/---

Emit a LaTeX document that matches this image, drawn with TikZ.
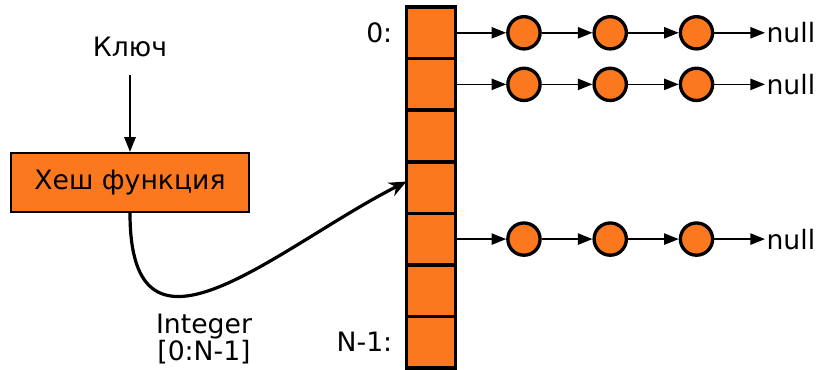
\documentclass[tikz,border=0pt]{standalone}
\usepackage{fontspec}
\setmainfont{DejaVu Sans}
\definecolor{hashorange}{RGB}{252,120,30}
\usetikzlibrary{arrows.meta, positioning, calc}

\begin{document}
\begin{tikzpicture}[x=0.75pt, y=0.75pt,
    every node/.style={font=\fontsize{20}{16}\selectfont},
    cell/.style={draw, line width=2.7pt, fill=hashorange, minimum width=36.75pt,
                 minimum height=38.68pt, inner sep=0pt, outer sep=0pt},
    dot/.style={circle, draw, line width=2.5pt, fill=hashorange,
                minimum size=24.2pt, inner sep=0pt},
    hashbox/.style={draw, line width=1.7pt, fill=hashorange,
                    minimum width=178.5pt, minimum height=44.25pt},
    ptr/.style={line width=1.2pt, -{Triangle[length=11pt, width=8.5pt]}},
    link/.style={line width=2.4pt, -{Stealth[length=13pt, width=11pt]}}
]
\useasboundingbox (0,0) rectangle (821,370);

% bucket array
\node[cell] (c0) at (431,337.2) {};
\foreach \i [remember=\i as \j (initially 0)] in {1,...,6}
  \node[cell, below=0pt of c\j] (c\i) {};
\node[inner sep=0pt, left=10.5pt of c0] (first) {0:};
\node[inner sep=0pt, left=10.5pt of c6] (last) {N-1:};

% hash function
\node (key) at (130,323) {Ключ};
\node[hashbox] (hash) at (130,187.5) {Хеш функция};
\draw[ptr, shorten <=10pt] (key.south) -- (hash.north);
\draw[link] (hash.south) .. controls +(0,-172) and +(-130,-66) .. ($(c3.west)+(0,6)$);
\node[inner sep=0pt, align=center] (range) at (204,31) {Integer\\{[0:N-1]}};

% chains
\foreach \r in {0,1,4} {
  \node[dot, right=38pt of c\r] (d\r1) {};
  \node[dot, right=38pt of d\r1] (d\r2) {};
  \node[dot, right=38pt of d\r2] (d\r3) {};
  \node[inner sep=1pt, right=38pt of d\r3] (n\r) {null};
  \draw[ptr] (c\r.east) -- (d\r1);
  \draw[ptr] (d\r1) -- (d\r2);
  \draw[ptr] (d\r2) -- (d\r3);
  \draw[ptr] (d\r3) -- (n\r);
}
\end{tikzpicture}
\end{document}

\---

Exercise requirements: Repeat the listing in full and exactly. Do not include any images.

Output:
Emit a LaTeX document that matches this image, drawn with TikZ.
\documentclass[tikz,border=0pt]{standalone}
\usepackage{fontspec}
\setmainfont{DejaVu Sans}
\definecolor{hashorange}{RGB}{252,120,30}
\usetikzlibrary{arrows.meta, positioning, calc}

\begin{document}
\begin{tikzpicture}[x=0.75pt, y=0.75pt,
    every node/.style={font=\fontsize{20}{16}\selectfont},
    cell/.style={draw, line width=2.7pt, fill=hashorange, minimum width=36.75pt,
                 minimum height=38.68pt, inner sep=0pt, outer sep=0pt},
    dot/.style={circle, draw, line width=2.5pt, fill=hashorange,
                minimum size=24.2pt, inner sep=0pt},
    hashbox/.style={draw, line width=1.7pt, fill=hashorange,
                    minimum width=178.5pt, minimum height=44.25pt},
    ptr/.style={line width=1.2pt, -{Triangle[length=11pt, width=8.5pt]}},
    link/.style={line width=2.4pt, -{Stealth[length=13pt, width=11pt]}}
]
\useasboundingbox (0,0) rectangle (821,370);

% bucket array
\node[cell] (c0) at (431,337.2) {};
\foreach \i [remember=\i as \j (initially 0)] in {1,...,6}
  \node[cell, below=0pt of c\j] (c\i) {};
\node[inner sep=0pt, left=10.5pt of c0] (first) {0:};
\node[inner sep=0pt, left=10.5pt of c6] (last) {N-1:};

% hash function
\node (key) at (130,323) {Ключ};
\node[hashbox] (hash) at (130,187.5) {Хеш функция};
\draw[ptr, shorten <=10pt] (key.south) -- (hash.north);
\draw[link] (hash.south) .. controls +(0,-172) and +(-130,-66) .. ($(c3.west)+(0,6)$);
\node[inner sep=0pt, align=center] (range) at (204,31) {Integer\\{[0:N-1]}};

% chains
\foreach \r in {0,1,4} {
  \node[dot, right=38pt of c\r] (d\r1) {};
  \node[dot, right=38pt of d\r1] (d\r2) {};
  \node[dot, right=38pt of d\r2] (d\r3) {};
  \node[inner sep=1pt, right=38pt of d\r3] (n\r) {null};
  \draw[ptr] (c\r.east) -- (d\r1);
  \draw[ptr] (d\r1) -- (d\r2);
  \draw[ptr] (d\r2) -- (d\r3);
  \draw[ptr] (d\r3) -- (n\r);
}
\end{tikzpicture}
\end{document}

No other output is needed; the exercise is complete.